Innovative Investment Incentive: Qualified Opportunity Funds
A new tax-saving vehicle called Qualified Opportunity Funds was created by the Tax Cut & Jobs Act to spur investment in distressed communities. The objective is to leverage some of the $6.1 trillion of unrealized gains in the marketplace today by allowing a deferral of gain recognition to allow funds to be put to work in the targeted communities. There are 33 opportunity funds identified in the great Baton Rouge Area, 44 in the New Orleans area, and a total of 150 in the state of Louisiana that provide opportunity for investment. To see the complete list of Qualified Opportunity Zones approved, visit the CDFI fund website.
While Faulk & Winkler cannot vouch for the quality of any third-party fund’s investment strategy, we can help break down the generalities of the funds and the potential tax benefits.
The opportunity zone program offers three tax benefits for investing if certain criteria are met
1. Temporary deferral of gain recognition for funds reinvested 1
2. Step up in basis for original gain reinvested 2
3. Permanent exclusion of gain on the appreciation of the assets invested in 3
What are Qualified Opportunity funds (“O Funds”)
Corporations or partnerships formed after 12/31/17 that invest in qualified opportunity zone property and continually hold at least 90% of their assets in such property. Qualified opportunity zone property is an investment in a corporation’s stock or partnerships interest that is a qualified opportunity zone business 4(“O zone business”), or an investment in qualified opportunity zone business property5 (“O zone business property”).
You do not necessarily need to invest in someone else’s fund; you can create your own entity for this purpose, but it will need to act as a separate entity and file its own tax return. To certify the fund, the entity will self-certify with its first tax return.

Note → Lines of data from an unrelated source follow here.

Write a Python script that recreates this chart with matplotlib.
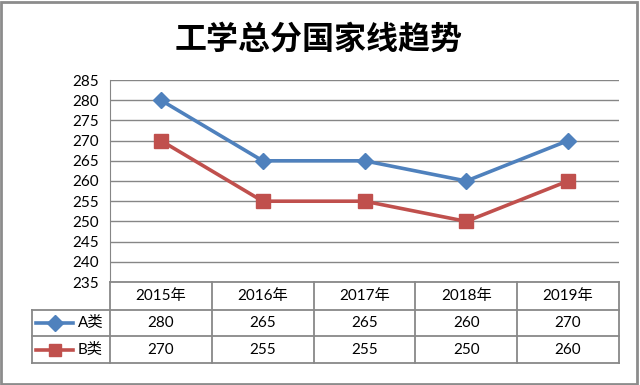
import matplotlib
matplotlib.use("Agg")
import matplotlib.pyplot as plt
from matplotlib.patches import Rectangle

years = ["2015年", "2016年", "2017年", "2018年", "2019年"]
a_vals = [280, 265, 265, 260, 270]
b_vals = [270, 255, 255, 250, 260]
series = [("A类", a_vals, "#4F81BD", "D"), ("B类", b_vals, "#C0504D", "s")]
yticks = list(range(235, 290, 5))

W, H = 640, 385
fig = plt.figure(figsize=(W / 100, H / 100), dpi=100)

# plot area in pixel coords
px0, px1 = 110, 619
py_top, py_bot = 80, 282
ax = fig.add_axes([px0 / W, 1 - py_bot / H, (px1 - px0) / W, (py_bot - py_top) / H])
ax.set_xlim(-0.5, len(years) - 0.5)
ax.set_ylim(235, 285)
ax.set_yticks(yticks)
ax.set_xticks([])
ax.yaxis.grid(True, color="#868686", lw=1.0)
ax.set_axisbelow(True)
for side in ["top", "right", "bottom"]:
    ax.spines[side].set_visible(False)
ax.spines["left"].set_color("#868686")
ax.tick_params(axis="y", length=0, pad=8, labelsize=11)
for lbl in ax.get_yticklabels():
    lbl.set_family(["Lato", "DejaVu Sans"])

for name, vals, color, mk in series:
    ms = 8.5 if mk == "D" else 10
    ax.plot(range(len(vals)), vals, color=color, lw=2.6, marker=mk, ms=ms,
            markeredgecolor=color, zorder=3)

# data table drawn in figure pixel coords
def fx(x):
    return x / W

def fy(y):
    return 1 - y / H

tc = "#888888"
col_w = (px1 - px0) / len(years)
rows_y = [282, 310, 336, 363]
legend_x = 32

def hline(x0, x1, y):
    fig.add_artist(plt.Line2D([fx(x0), fx(x1)], [fy(y), fy(y)], color=tc, lw=1.3))

def vline(x, y0, y1):
    fig.add_artist(plt.Line2D([fx(x), fx(x)], [fy(y0), fy(y1)], color=tc, lw=1.3))

hline(px0, px1, rows_y[0])
for y in rows_y[1:]:
    hline(legend_x, px1, y)
vline(legend_x, rows_y[1], rows_y[3])
for i in range(len(years) + 1):
    vline(px0 + i * col_w, rows_y[0], rows_y[3])

fam = ["Lato", "Noto Sans CJK SC"]
for i, yr in enumerate(years):
    cx = px0 + (i + 0.5) * col_w
    fig.text(fx(cx), fy((rows_y[0] + rows_y[1]) / 2), yr, ha="center", va="center",
             fontsize=11, family=fam)
    for r, (name, vals, color, mk) in enumerate(series):
        cy = (rows_y[r + 1] + rows_y[r + 2]) / 2
        fig.text(fx(cx), fy(cy), str(vals[i]), ha="center", va="center",
                 fontsize=11, family=fam)

for r, (name, vals, color, mk) in enumerate(series):
    cy = (rows_y[r + 1] + rows_y[r + 2]) / 2
    fig.add_artist(plt.Line2D([fx(36), fx(73)], [fy(cy), fy(cy)], color=color, lw=2.6))
    fig.add_artist(plt.Line2D([fx(55)], [fy(cy)], color=color, marker=mk, ms=8,
                              markeredgecolor=color))
    fig.text(fx(78), fy(cy), name, ha="left", va="center", fontsize=11, family=fam)

fig.text(fx(319), fy(40), "工学总分国家线趋势", ha="center", va="center",
         fontsize=23, fontweight="bold", family=["Noto Sans CJK SC"])

# outer frame
fig.add_artist(Rectangle((0.002, 0.003), 0.994, 0.993, transform=fig.transFigure,
                         fill=False, edgecolor="#8c8c8c", lw=2))

fig.savefig("out.png", dpi=100)
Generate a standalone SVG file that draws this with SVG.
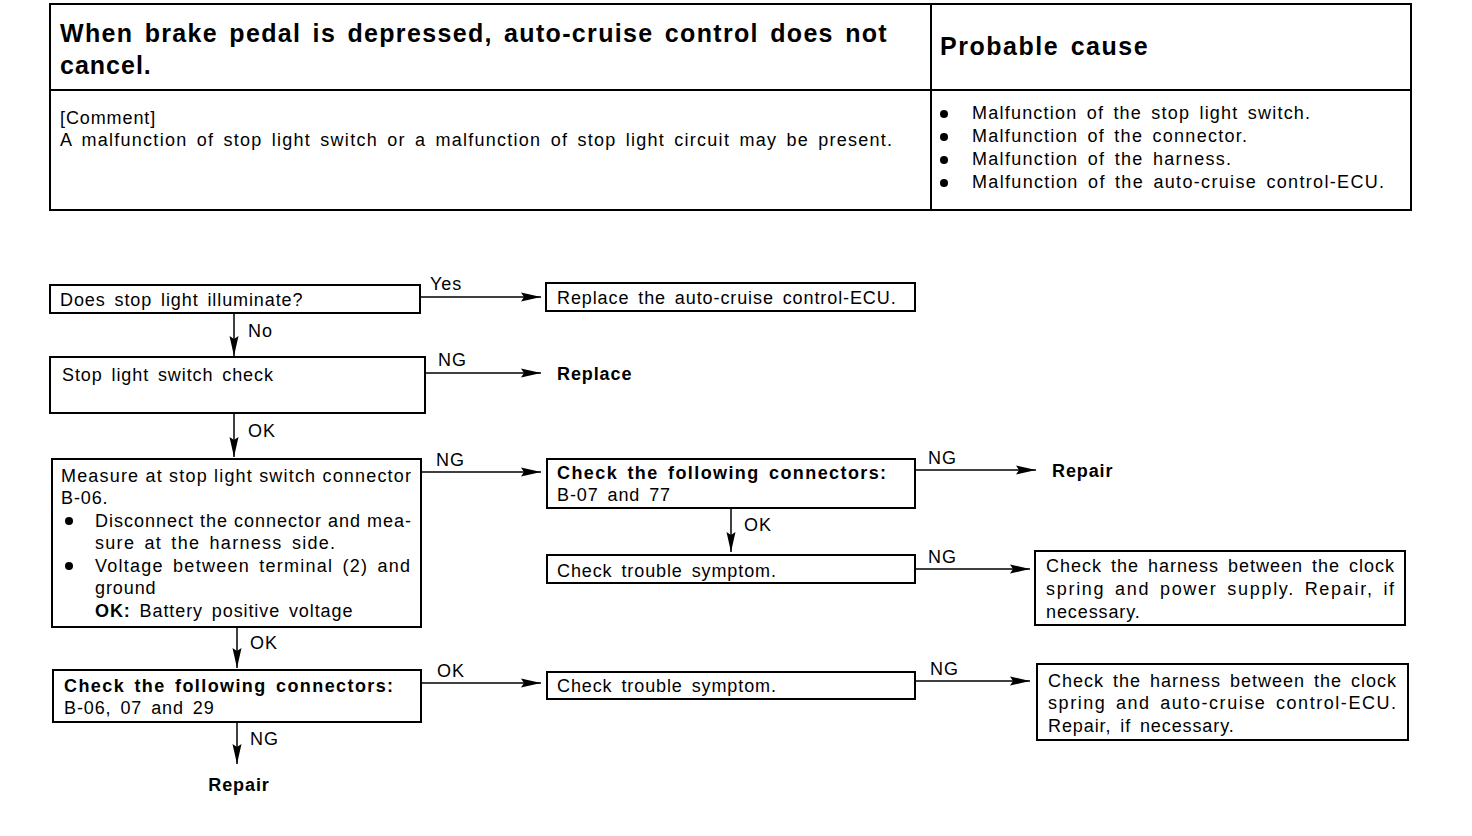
<svg xmlns="http://www.w3.org/2000/svg" width="1472" height="836" viewBox="0 0 1472 836">
<style>
text{font-family:"Liberation Sans",Arial,sans-serif;font-size:18px;fill:#000;letter-spacing:0.9px;word-spacing:3px}
.b{font-weight:bold}
.t{font-size:25px;font-weight:bold;letter-spacing:0.3px}
.box{fill:#fff;stroke:#000;stroke-width:2}
.ln{stroke:#000;stroke-width:1.5;fill:none}
</style>
<defs>
<marker id="ah" viewBox="0 0 20 10" refX="20" refY="5" markerWidth="20" markerHeight="10" markerUnits="userSpaceOnUse" orient="auto">
<path d="M0,0.5 L20,5 L0,9.5 L3,5 Z" fill="#000"/>
</marker>
</defs>
<rect width="1472" height="836" fill="#fff"/>
<g id="header">
<rect x="50" y="4" width="1361" height="206" fill="none" stroke="#000" stroke-width="2"/>
<line x1="931" y1="4" x2="931" y2="210" stroke="#000" stroke-width="2"/>
<line x1="50" y1="90" x2="1411" y2="90" stroke="#000" stroke-width="2"/>
<text class="t" x="60" y="42" textLength="827">When brake pedal is depressed, auto-cruise control does not</text>
<text class="t" x="60" y="74" style="letter-spacing:1px">cancel.</text>
<text class="t" x="940" y="55" textLength="208">Probable cause</text>
<text x="60" y="124">[Comment]</text>
<text x="60" y="146" textLength="833">A malfunction of stop light switch or a malfunction of stop light circuit may be present.</text>
<circle cx="944" cy="114" r="4"/><text x="972" y="119" textLength="339">Malfunction of the stop light switch.</text>
<circle cx="944" cy="137" r="4"/><text x="972" y="142" textLength="276">Malfunction of the connector.</text>
<circle cx="944" cy="160" r="4"/><text x="972" y="165" textLength="260">Malfunction of the harness.</text>
<circle cx="944" cy="183" r="4"/><text x="972" y="188" textLength="413">Malfunction of the auto-cruise control-ECU.</text>
</g>
<g id="connectors">
<line class="ln" x1="420" y1="297" x2="541" y2="297" marker-end="url(#ah)"/>
<text x="430" y="290">Yes</text>
<line class="ln" x1="234" y1="313" x2="234" y2="356" marker-end="url(#ah)"/>
<text x="248" y="337">No</text>
<line class="ln" x1="425" y1="373" x2="541" y2="373" marker-end="url(#ah)"/>
<text x="438" y="366">NG</text>
<line class="ln" x1="234" y1="413" x2="234" y2="457" marker-end="url(#ah)"/>
<text x="248" y="437">OK</text>
<line class="ln" x1="421" y1="472" x2="541" y2="472" marker-end="url(#ah)"/>
<text x="436" y="466">NG</text>
<line class="ln" x1="915" y1="470" x2="1036" y2="470" marker-end="url(#ah)"/>
<text x="928" y="464">NG</text>
<line class="ln" x1="731" y1="508" x2="731" y2="552" marker-end="url(#ah)"/>
<text x="744" y="531">OK</text>
<line class="ln" x1="915" y1="569" x2="1030" y2="569" marker-end="url(#ah)"/>
<text x="928" y="563">NG</text>
<line class="ln" x1="237" y1="627" x2="237" y2="668" marker-end="url(#ah)"/>
<text x="250" y="649">OK</text>
<line class="ln" x1="421" y1="683" x2="541" y2="683" marker-end="url(#ah)"/>
<text x="437" y="677">OK</text>
<line class="ln" x1="915" y1="681" x2="1030" y2="681" marker-end="url(#ah)"/>
<text x="930" y="675">NG</text>
<line class="ln" x1="237" y1="722" x2="237" y2="764" marker-end="url(#ah)"/>
<text x="250" y="745">NG</text>
</g>
<g id="n1"><rect class="box" x="50" y="285" width="370" height="28"/><text x="60" y="306">Does stop light illuminate?</text></g>
<g id="n2"><rect class="box" x="546" y="283" width="369" height="28"/><text x="557" y="304">Replace the auto-cruise control-ECU.</text></g>
<g id="n3"><rect class="box" x="50" y="357" width="375" height="56"/><text x="62" y="381">Stop light switch check</text></g>
<g id="n4"><text class="b" x="557" y="380">Replace</text></g>
<g id="n5"><rect class="box" x="52" y="459" width="369" height="168"/>
<text x="61" y="482" textLength="350" style="letter-spacing:0;word-spacing:0">Measure at stop light switch connector</text>
<text x="61" y="504">B-06.</text>
<circle cx="69" cy="521" r="4"/>
<text x="95" y="527" textLength="316" style="letter-spacing:0;word-spacing:0">Disconnect the connector and mea-</text>
<text x="95" y="549" textLength="241">sure at the harness side.</text>
<circle cx="69" cy="566" r="4"/>
<text x="95" y="572" textLength="316">Voltage between terminal (2) and</text>
<text x="95" y="594">ground</text>
<text x="95" y="617"><tspan class="b">OK:</tspan> Battery positive voltage</text>
</g>
<g id="n6"><rect class="box" x="547" y="459" width="368" height="49"/><text class="b" x="557" y="479" textLength="330">Check the following connectors:</text><text x="557" y="501">B-07 and 77</text></g>
<g id="n7"><text class="b" x="1052" y="477">Repair</text></g>
<g id="n8"><rect class="box" x="547" y="555" width="368" height="28"/><text x="557" y="577">Check trouble symptom.</text></g>
<g id="n9"><rect class="box" x="1035" y="551" width="370" height="74"/>
<text x="1046" y="572" textLength="349">Check the harness between the clock</text>
<text x="1046" y="595" textLength="349">spring and power supply. Repair, if</text>
<text x="1046" y="618">necessary.</text>
</g>
<g id="n10"><rect class="box" x="53" y="670" width="368" height="52"/><text class="b" x="64" y="692" textLength="330">Check the following connectors:</text><text x="64" y="714">B-06, 07 and 29</text></g>
<g id="n11"><rect class="box" x="547" y="672" width="368" height="27"/><text x="557" y="692">Check trouble symptom.</text></g>
<g id="n12"><rect class="box" x="1037" y="664" width="371" height="76"/>
<text x="1048" y="687" textLength="349">Check the harness between the clock</text>
<text x="1048" y="709" textLength="349">spring and auto-cruise control-ECU.</text>
<text x="1048" y="732">Repair, if necessary.</text>
</g>
<g id="n13"><text class="b" x="239" y="791" text-anchor="middle">Repair</text></g>
</svg>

Real Estate Development Considerations
These funds are eligible to get new market or historic credits on top of the gain deferral opportunity which can sweeten the deal in many cases. These funds may offer a great way to structure a business transaction that you were going to do regardless, but there are requirements and considerations to review to ensure the project will qualify.
O Funds are an opportunity for investors to help promote growth in distressed communities while also receiving tax savings.
Circumstances vary greatly between taxpayers and the above is not intended to be tax advice. If you have any questions about your situation, please contact one of our tax professionals at (225) 927-6811.
1 You must reinvest the gain funds into the opportunity fund within 180 days. The gain is recognized at the earlier of the date the fund is disposed or December 31, 2026. If the investment decreases you will only be subject to tax on the lesser of the original gain or the fair market value at time of sale.
2 If you hold the investment in the fund for at least 5 years you get a 10% basis increase and if hold at least 7 years you get an additional 5% step up. This allows you to exclude 15% of the original gain from tax.
3 This applies only to the gains on top of original investment
4 To be an O zone business it must have majority of assets that are O zone business property, derive at least 50% of income from active business, and have less than 5% of assets invested in nonqualified financial property.
5 O zone business property is tangible property used in a trade or business that is acquired after December 31, 2017, original use commences with the O zone business, or the O zone business substantially improves the property (invests at least as much as original investment), and majority of use is in the O zone.